I don’t want to put my emotional needs in the hands of anyone else. It’s one of our greatest gifts from Heavenly Father, our ability to act and use our agency to choose how we want to think, feel, act, and create. We’re not dependent upon other people to create the life we want to live, regardless of our circumstances.

This isn’t to say that I don’t want people to act a certain way. If it’s something that I value and would like to create then I can make that request of them without any reservations or emotions tied to their actions.

I want my kids to clean their rooms. They don’t always want the same. I ask that of them. I make requests and because they’re learning right now they may or may not choose to listen and clean. But by wanting/requesting and not demanding or needing its very clean emotionally. I’m not hurt, frustrated, or tying my emotions to their actions. I can WANT them to clean without NEEDING them to clean.

Needing is desperately needing the current circumstance to change because it’s uncomfortable, it’s painful, it’s negative in my view and I need something, someone to change so I can find relief, so I can feel better, so I can escape this pain.

Whereas wanting is aiming for something because it’ll help up grow and evolve but being okay with the current circumstances. You’re not in a rush to change or fix anything. There isn’t any scarcity surrounding it.

Think about when you’re about to have company over and it’s like, kick it into high gear and clean quick. Are you needing the house clean and everyone to work on double time so you can feel something? Feel confident, secure, peaceful, or proud even when the guests come?

Or can you WANT the house clean because you love it when everything is in order but you’re going to be okay no matter what? You can still feel confident, secure, peaceful, and still proud even if company comes over and the house still has dishes in the sink, crumbs on the floor, and shoes left on the stairs?

It’s okay to want. I want you to want lots of things but not because you think you’ll feel differently when you have them. You can feel how you want to feel NOW without needing anything to be changed or different.

It’s also okay to need. We ALL have needs. We all have emotional needs. It’s okay to explore and to be curious about what those needs are for you. You might want to spend some time thinking and pondering about this. Think about situations or examples of times that you were uncomfortable or maybe a relationship you struggle with. What is the problem? Find your needs. Write them down. Then for each one figure out a way to meet that need yourself.

There’s so much peace with doing this. It allows you to just love everyone exactly as they are without clouding it or draining any of your energy by needing them to be different. When you think and believe the thought that they should be different or that something needs to be changed you’re missing out on just loving them.

So okay, try this work at home for your own life. First just be super open and curious about what your needs are. Start with the relationships that are the most challenging and ask yourself why. Why is it a problem for you? Then ask yourself why again. Why? Why? Why? Get to the root cause. It’s going to be that something, some needs of yours aren’t being met. Find what those are and write it all down. It’s going to boil down to a feeling.

You need them to act a certain way so that you can feel a certain way. And that really is the best news because feelings don’t come from others actions.

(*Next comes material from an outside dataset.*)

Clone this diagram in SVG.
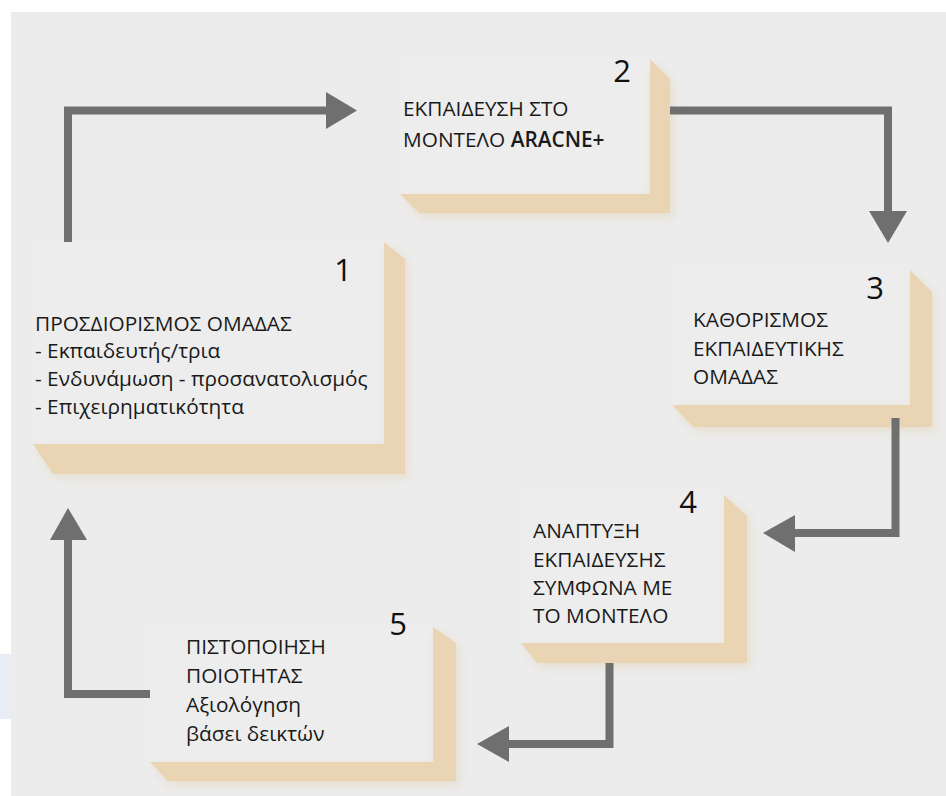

Feelings come from your thoughts which, thankfully you have sole control over.

Think about how differently those relationships would be if you took your NEEDING out of them? If you could just show up and love on them without needing anything to change or having expectations of them showing up in a certain way. It’s very liberating. 

Now you can go back through your list and see where you’d like to make requests. What is important to you that you would like to vocally make a request of some people? But no matter what your needs are taken care of. You are taken care of. So if they adhere to the request, fabulous! All the better. But if they don’t, it’s okay. You’re going to love them anyway and more especially, you’re going to love you anyway.